Similarly, the Hive-BigQuery Connector implements the Hive StorageHandler API, facilitating the integration of Hive workloads with BigQuery and BigLake tables. While Hive’s execution engine handles compute operations, such as aggregates and joins, the connector manages interactions with the data layer in BigQuery. This includes supporting data stored in either BigQuery’s native storage or open-source data formats in Cloud Storage buckets through a BigLake connection.
Apache Hive is a popular open-source data warehouse that provides an SQL-like interface for querying data stored in various databases and file systems integrated with Apache Hadoop. Over time, Hive has evolved to utilize cloud storage services, and the new connector simplifies migration by enabling Hive to integrate with native storage solutions like BigQuery.
Benefits of Cloud Data Warehouse Migration
Migrating a data warehouse to the cloud offers numerous benefits, including:
- Reduced costs: Pay for the resources you use, optimizing cost efficiency.
- Increased scalability: Easily scale up or down to meet changing needs.
- Improved reliability: Leverage redundant and highly-available systems.
- Enhanced security: Implement encryption for data in transit and at rest, and enforce granular access control.
- Expanded capabilities: Integrate with a wide range of Google Cloud native tools and solutions, such as BigQuery’s materialized views and BI Engine for improved performance, Pub/Sub for low-latency data transport, Dataflow for scalable data processing, and Vertex AI for machine learning model development and deployment.

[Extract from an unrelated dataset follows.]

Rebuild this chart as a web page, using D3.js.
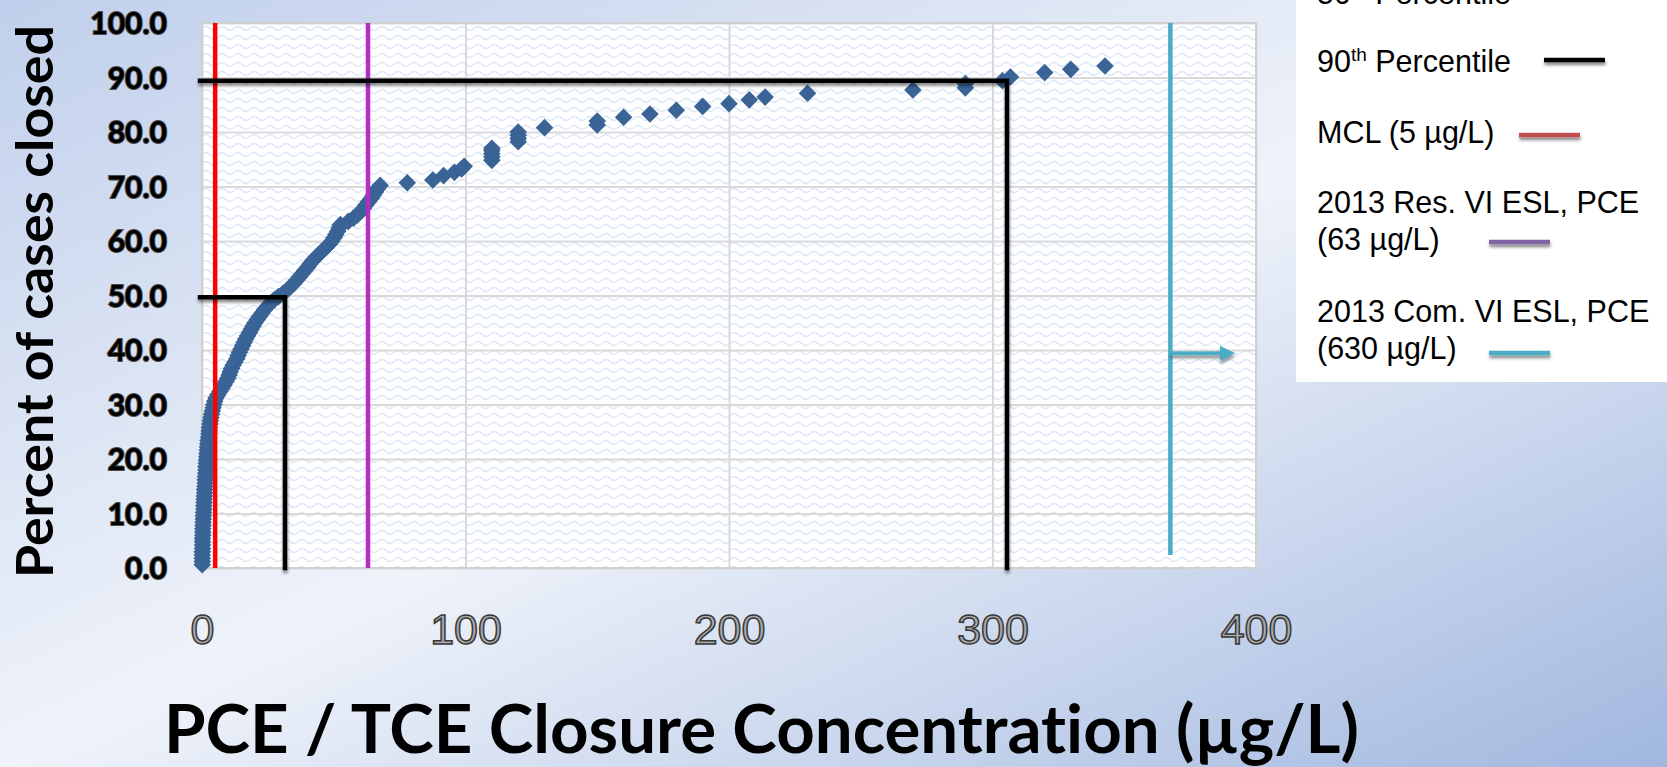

BigQuery Migration Service
To facilitate the migration process, Google Cloud offers the BigQuery Migration Service—a comprehensive solution designed to accelerate the migration from Hive data warehouses to BigQuery. The service includes free-to-use tools that assist with assessment, planning, data transfer, and data validation. Notably, the BigQuery batch SQL translator and interactive SQL translator enable the translation of Hive queries into BigQuery’s ANSI-compliant SQL syntax, allowing queries to be executed natively within BigQuery’s execution engine.
Use Cases for the Hive-BigQuery Connector
The Hive-BigQuery Connector caters to various core use cases, including:
- Wholesale migration with continuity of operations: When migrating the entire Hive data warehouse to BigQuery, this use case ensures uninterrupted operations during the migration process. By moving the data to BigQuery first, you can allow original Hive queries to access the migrated data through the Connector while gradually translating them to BigQuery’s SQL dialect. Once the migration is complete, you can exclusively use BigQuery and retire Hive.
- Selective usage of BigQuery: If you prefer to continue using Hive for most workloads but want to leverage specific features of BigQuery, this use case allows for a unified environment. The Connector enables Hive to join its own tables with those managed by BigQuery, allowing selective usage of BigQuery for specific workloads that can benefit from its features, such as BI Engine or BigQuery ML.
- Full open-source software (OSS) stack: For those who want to maintain a full OSS stack for their data warehouse, the Connector supports the migration of data in its original OSS format (e.g., Avro, Parquet, or ORC) to Cloud Storage. Hive can continue to execute and process queries using its own SQL dialect, while the Connector enhances the OSS stack by utilizing BigLake and BigQuery features, such as metadata caching for query performance, Data Loss Prevention, column-level access control, and dynamic data masking for enhanced security and governance at scale.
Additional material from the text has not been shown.